### [REQUIRED WORK]
Write again exactly the lines in the listing below, starting at the line with "Reproduce this chart with Plotly." and ending at the line with "import plotly.graph_objects as go", both included. Pictures are not copied.

### [DATA PROVIDED]
** begin **

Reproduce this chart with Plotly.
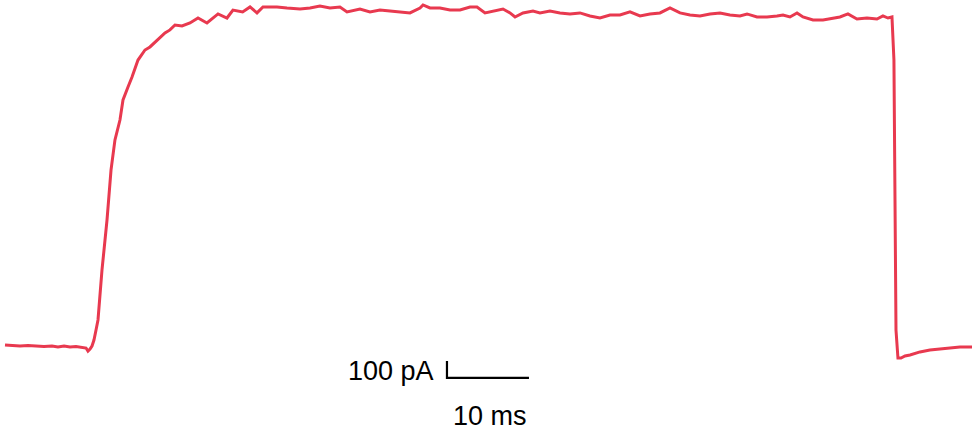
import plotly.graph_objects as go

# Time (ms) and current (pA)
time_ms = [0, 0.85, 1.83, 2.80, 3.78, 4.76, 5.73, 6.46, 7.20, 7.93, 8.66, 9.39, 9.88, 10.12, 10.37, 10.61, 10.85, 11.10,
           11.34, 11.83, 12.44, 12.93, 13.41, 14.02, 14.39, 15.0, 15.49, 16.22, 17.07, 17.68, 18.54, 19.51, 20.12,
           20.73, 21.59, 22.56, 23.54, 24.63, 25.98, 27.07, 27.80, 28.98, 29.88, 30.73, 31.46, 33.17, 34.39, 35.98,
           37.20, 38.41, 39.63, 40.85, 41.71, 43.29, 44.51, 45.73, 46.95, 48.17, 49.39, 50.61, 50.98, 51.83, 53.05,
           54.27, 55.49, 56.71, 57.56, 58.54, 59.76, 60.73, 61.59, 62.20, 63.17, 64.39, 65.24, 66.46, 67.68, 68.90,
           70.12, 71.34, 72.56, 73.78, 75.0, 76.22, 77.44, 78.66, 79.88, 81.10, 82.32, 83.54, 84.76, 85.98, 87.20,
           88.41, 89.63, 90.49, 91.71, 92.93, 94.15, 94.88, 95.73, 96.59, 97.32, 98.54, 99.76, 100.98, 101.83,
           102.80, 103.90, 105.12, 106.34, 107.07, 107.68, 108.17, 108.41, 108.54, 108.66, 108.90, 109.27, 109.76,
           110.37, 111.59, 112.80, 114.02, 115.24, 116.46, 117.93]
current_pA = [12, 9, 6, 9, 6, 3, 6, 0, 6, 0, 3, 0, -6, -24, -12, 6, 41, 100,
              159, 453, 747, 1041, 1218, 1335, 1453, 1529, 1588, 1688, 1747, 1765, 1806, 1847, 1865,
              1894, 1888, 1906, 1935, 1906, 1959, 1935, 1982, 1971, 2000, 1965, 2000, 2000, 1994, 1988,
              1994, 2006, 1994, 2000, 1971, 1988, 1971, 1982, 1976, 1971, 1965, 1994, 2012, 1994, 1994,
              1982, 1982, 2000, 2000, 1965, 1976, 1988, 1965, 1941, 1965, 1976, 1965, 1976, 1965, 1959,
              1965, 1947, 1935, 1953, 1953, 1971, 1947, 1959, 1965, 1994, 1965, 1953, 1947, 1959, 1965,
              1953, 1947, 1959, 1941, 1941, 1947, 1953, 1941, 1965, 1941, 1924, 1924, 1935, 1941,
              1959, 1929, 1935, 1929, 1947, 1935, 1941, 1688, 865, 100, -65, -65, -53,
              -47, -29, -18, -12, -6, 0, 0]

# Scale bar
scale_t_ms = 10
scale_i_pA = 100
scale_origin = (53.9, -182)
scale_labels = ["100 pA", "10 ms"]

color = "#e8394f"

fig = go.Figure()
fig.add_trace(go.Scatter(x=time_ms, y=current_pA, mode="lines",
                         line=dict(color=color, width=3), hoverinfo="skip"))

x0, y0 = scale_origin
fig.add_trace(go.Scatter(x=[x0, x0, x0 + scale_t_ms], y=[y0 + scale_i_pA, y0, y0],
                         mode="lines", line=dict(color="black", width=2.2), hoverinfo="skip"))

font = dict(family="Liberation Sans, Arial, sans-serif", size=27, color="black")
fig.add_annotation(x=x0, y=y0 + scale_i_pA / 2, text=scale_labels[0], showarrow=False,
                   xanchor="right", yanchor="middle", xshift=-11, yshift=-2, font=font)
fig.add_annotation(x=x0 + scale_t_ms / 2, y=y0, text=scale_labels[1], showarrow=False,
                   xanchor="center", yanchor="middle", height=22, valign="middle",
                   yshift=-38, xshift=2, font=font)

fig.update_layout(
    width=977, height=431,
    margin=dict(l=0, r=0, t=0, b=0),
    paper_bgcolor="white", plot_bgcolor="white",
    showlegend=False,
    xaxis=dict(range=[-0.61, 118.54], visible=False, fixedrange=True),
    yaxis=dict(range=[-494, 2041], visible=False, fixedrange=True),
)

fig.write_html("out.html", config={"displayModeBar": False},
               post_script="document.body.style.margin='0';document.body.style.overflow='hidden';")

** end **
** begin **

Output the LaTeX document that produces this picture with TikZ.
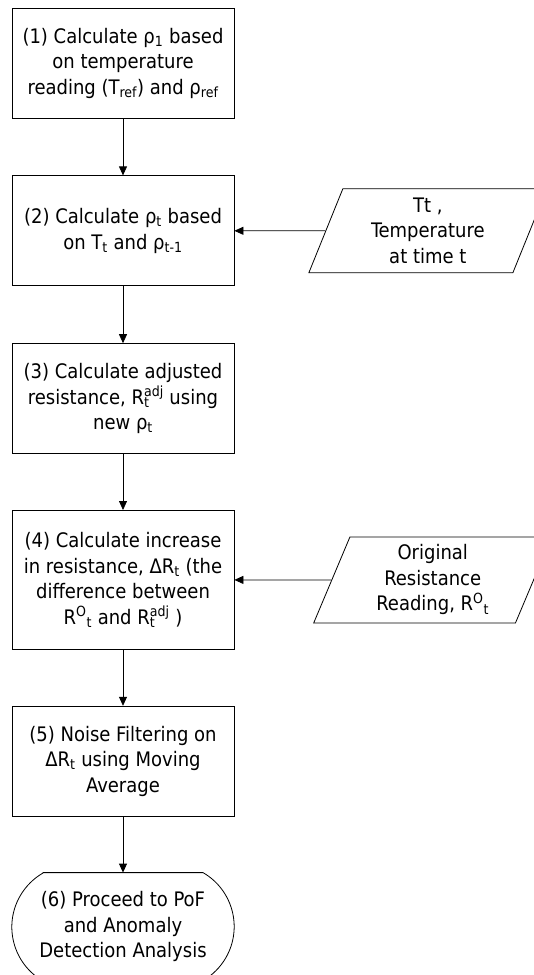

** end **

### [REPLY TO THE EXERCISE]
Reproduce this chart with Plotly.
import plotly.graph_objects as go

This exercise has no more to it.